• [What to produce]: Below is some material; set it all down exactly, apart from the pictures.

• [Collected data]:
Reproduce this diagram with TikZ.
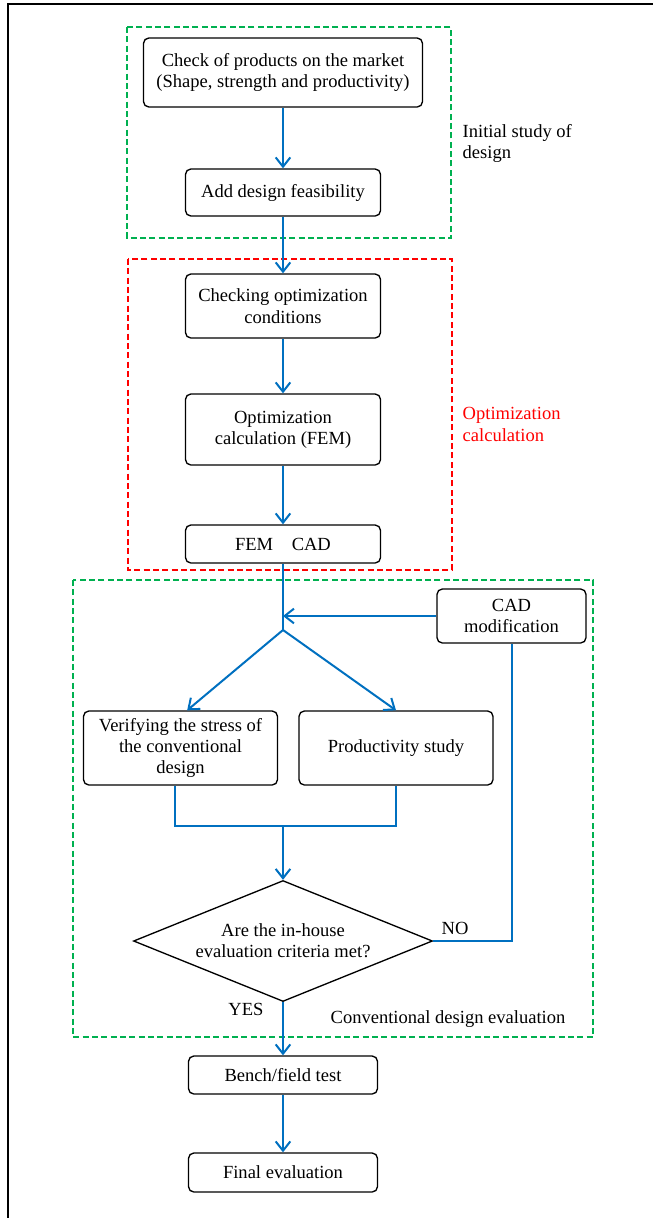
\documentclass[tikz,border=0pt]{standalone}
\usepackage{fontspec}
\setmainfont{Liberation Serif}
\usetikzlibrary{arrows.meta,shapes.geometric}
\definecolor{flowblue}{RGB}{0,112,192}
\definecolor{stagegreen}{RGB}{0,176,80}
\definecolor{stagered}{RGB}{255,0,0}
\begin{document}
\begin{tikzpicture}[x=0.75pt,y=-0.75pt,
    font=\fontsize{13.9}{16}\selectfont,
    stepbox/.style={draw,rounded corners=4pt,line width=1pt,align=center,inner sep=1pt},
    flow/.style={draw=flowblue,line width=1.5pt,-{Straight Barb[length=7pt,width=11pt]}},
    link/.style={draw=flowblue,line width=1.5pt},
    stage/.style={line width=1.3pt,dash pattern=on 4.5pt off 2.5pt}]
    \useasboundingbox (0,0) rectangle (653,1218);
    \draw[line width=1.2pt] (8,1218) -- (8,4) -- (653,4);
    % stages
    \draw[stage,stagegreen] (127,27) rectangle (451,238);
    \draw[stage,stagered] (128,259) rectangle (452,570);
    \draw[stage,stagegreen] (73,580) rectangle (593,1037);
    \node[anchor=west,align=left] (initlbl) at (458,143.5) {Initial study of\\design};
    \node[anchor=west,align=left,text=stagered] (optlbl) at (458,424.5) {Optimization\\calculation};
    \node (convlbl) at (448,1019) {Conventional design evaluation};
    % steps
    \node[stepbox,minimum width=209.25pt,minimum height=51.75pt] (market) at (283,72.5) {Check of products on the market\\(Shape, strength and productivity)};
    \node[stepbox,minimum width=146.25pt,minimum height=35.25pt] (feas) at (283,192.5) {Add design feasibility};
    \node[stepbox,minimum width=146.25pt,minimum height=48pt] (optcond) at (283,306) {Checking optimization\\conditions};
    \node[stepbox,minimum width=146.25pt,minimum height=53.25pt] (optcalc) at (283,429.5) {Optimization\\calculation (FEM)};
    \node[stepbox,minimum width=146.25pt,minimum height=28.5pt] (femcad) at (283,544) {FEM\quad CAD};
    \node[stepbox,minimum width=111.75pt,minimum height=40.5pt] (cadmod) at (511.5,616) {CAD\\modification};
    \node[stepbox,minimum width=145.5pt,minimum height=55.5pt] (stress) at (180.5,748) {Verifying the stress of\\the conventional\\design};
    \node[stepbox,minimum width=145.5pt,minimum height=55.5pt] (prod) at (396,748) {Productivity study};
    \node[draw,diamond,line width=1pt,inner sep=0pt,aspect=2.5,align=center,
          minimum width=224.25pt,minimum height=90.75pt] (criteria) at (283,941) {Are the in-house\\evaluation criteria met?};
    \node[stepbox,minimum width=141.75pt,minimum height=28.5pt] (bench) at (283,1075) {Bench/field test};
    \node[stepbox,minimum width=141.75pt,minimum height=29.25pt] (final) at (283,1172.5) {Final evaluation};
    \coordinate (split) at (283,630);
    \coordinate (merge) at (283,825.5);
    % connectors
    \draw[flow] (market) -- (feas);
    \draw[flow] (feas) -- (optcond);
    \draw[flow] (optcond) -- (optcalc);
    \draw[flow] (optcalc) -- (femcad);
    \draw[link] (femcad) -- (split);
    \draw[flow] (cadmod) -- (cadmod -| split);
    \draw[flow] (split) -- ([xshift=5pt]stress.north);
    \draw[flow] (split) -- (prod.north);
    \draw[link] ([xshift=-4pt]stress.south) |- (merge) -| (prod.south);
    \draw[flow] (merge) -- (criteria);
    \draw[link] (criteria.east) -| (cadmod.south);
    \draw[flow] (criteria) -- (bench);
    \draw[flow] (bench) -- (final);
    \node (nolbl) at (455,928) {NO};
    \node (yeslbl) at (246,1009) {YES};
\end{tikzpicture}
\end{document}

• [Exercise response]:
Reproduce this diagram with TikZ.
\documentclass[tikz,border=0pt]{standalone}
\usepackage{fontspec}
\setmainfont{Liberation Serif}
\usetikzlibrary{arrows.meta,shapes.geometric}
\definecolor{flowblue}{RGB}{0,112,192}
\definecolor{stagegreen}{RGB}{0,176,80}
\definecolor{stagered}{RGB}{255,0,0}
\begin{document}
\begin{tikzpicture}[x=0.75pt,y=-0.75pt,
    font=\fontsize{13.9}{16}\selectfont,
    stepbox/.style={draw,rounded corners=4pt,line width=1pt,align=center,inner sep=1pt},
    flow/.style={draw=flowblue,line width=1.5pt,-{Straight Barb[length=7pt,width=11pt]}},
    link/.style={draw=flowblue,line width=1.5pt},
    stage/.style={line width=1.3pt,dash pattern=on 4.5pt off 2.5pt}]
    \useasboundingbox (0,0) rectangle (653,1218);
    \draw[line width=1.2pt] (8,1218) -- (8,4) -- (653,4);
    % stages
    \draw[stage,stagegreen] (127,27) rectangle (451,238);
    \draw[stage,stagered] (128,259) rectangle (452,570);
    \draw[stage,stagegreen] (73,580) rectangle (593,1037);
    \node[anchor=west,align=left] (initlbl) at (458,143.5) {Initial study of\\design};
    \node[anchor=west,align=left,text=stagered] (optlbl) at (458,424.5) {Optimization\\calculation};
    \node (convlbl) at (448,1019) {Conventional design evaluation};
    % steps
    \node[stepbox,minimum width=209.25pt,minimum height=51.75pt] (market) at (283,72.5) {Check of products on the market\\(Shape, strength and productivity)};
    \node[stepbox,minimum width=146.25pt,minimum height=35.25pt] (feas) at (283,192.5) {Add design feasibility};
    \node[stepbox,minimum width=146.25pt,minimum height=48pt] (optcond) at (283,306) {Checking optimization\\conditions};
    \node[stepbox,minimum width=146.25pt,minimum height=53.25pt] (optcalc) at (283,429.5) {Optimization\\calculation (FEM)};
    \node[stepbox,minimum width=146.25pt,minimum height=28.5pt] (femcad) at (283,544) {FEM\quad CAD};
    \node[stepbox,minimum width=111.75pt,minimum height=40.5pt] (cadmod) at (511.5,616) {CAD\\modification};
    \node[stepbox,minimum width=145.5pt,minimum height=55.5pt] (stress) at (180.5,748) {Verifying the stress of\\the conventional\\design};
    \node[stepbox,minimum width=145.5pt,minimum height=55.5pt] (prod) at (396,748) {Productivity study};
    \node[draw,diamond,line width=1pt,inner sep=0pt,aspect=2.5,align=center,
          minimum width=224.25pt,minimum height=90.75pt] (criteria) at (283,941) {Are the in-house\\evaluation criteria met?};
    \node[stepbox,minimum width=141.75pt,minimum height=28.5pt] (bench) at (283,1075) {Bench/field test};
    \node[stepbox,minimum width=141.75pt,minimum height=29.25pt] (final) at (283,1172.5) {Final evaluation};
    \coordinate (split) at (283,630);
    \coordinate (merge) at (283,825.5);
    % connectors
    \draw[flow] (market) -- (feas);
    \draw[flow] (feas) -- (optcond);
    \draw[flow] (optcond) -- (optcalc);
    \draw[flow] (optcalc) -- (femcad);
    \draw[link] (femcad) -- (split);
    \draw[flow] (cadmod) -- (cadmod -| split);
    \draw[flow] (split) -- ([xshift=5pt]stress.north);
    \draw[flow] (split) -- (prod.north);
    \draw[link] ([xshift=-4pt]stress.south) |- (merge) -| (prod.south);
    \draw[flow] (merge) -- (criteria);
    \draw[link] (criteria.east) -| (cadmod.south);
    \draw[flow] (criteria) -- (bench);
    \draw[flow] (bench) -- (final);
    \node (nolbl) at (455,928) {NO};
    \node (yeslbl) at (246,1009) {YES};
\end{tikzpicture}
\end{document}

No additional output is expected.